Mr. Duncanson, 49, says he was baffled at first that he couldn't find work to match his qualifications. But he's come to appreciate the stability of full-time work. "A little upgrade from where I'm at, and I'd be happy with that," he says, "just to avoid the auto industry."
Mr. Duncanson, who spent 26 years in the auto industry, proudly notes how he has been able to transfer his experience in streamlining processes to his new job. Still, he says, "How would you like to be the guy who runs into his old co-workers and says, 'Hey, I clean toilets?'"
Mr. Duncanson can think of just one person in his old department at Chrysler, a younger engineer named Melissa Nemeth, who successfully landed a comparable job. She and her husband, Phil, a General Motors engineer, sold their home in suburban Sterling Heights, Mich., for a $40,000 loss, but managed to cover the mortgage balance. They moved to Oregon. "It couldn't have gone any better, but it was a scary ride," says Ms. Nemeth.
As more-junior workers earning lower salaries, the Nemeths, both 30, were able to pack up and find new jobs out of state, adapting their skills to new industries. But many veteran workers won't or can't. Some remain convinced that given their specialized skills, their best prospects for comparable work are in Michigan. Many can't absorb a pay cut or the loss on their house. Others, like Messrs. Duncanson and Barr, have strong family ties to Michigan.
At home, Mr. Barr is struggling with his new role. When he left Chrysler with a $75,000 cash buyout, his wife, who also worked there as an engineer, bumped up to full-time. Mr. Barr is now the parent who drops his three kids at the movies or picks them up from practice. Here in his hometown, one of Detroit's most affluent suburbs, he has noticed more dads walking their dogs in the middle of weekdays, just like him.
His efficiency business is predictably lean. He and his partners run it out of his home office, occasionally venturing out to local restaurants to pitch prospective clients. "We've taken people out to lunch and it's like, 'I'll get a salad,'" says Mr.

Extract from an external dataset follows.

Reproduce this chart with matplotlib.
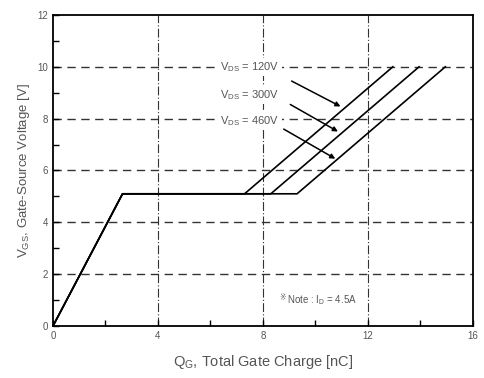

Barr.
After one such lunch in June, Mr. Barr recalls, the prospect, from a large local accounting firm, left the bill on the table and said, "When you guys get an office, why don't you call us?"
While he waits for business to catch on, Mr. Barr has found an outlet for his technical skills. For five hours a week he teaches a neighbor how to use her computer. It pays $30 an hour.
Says Mr. Barr: "I didn't want to grow up to do this, you know?"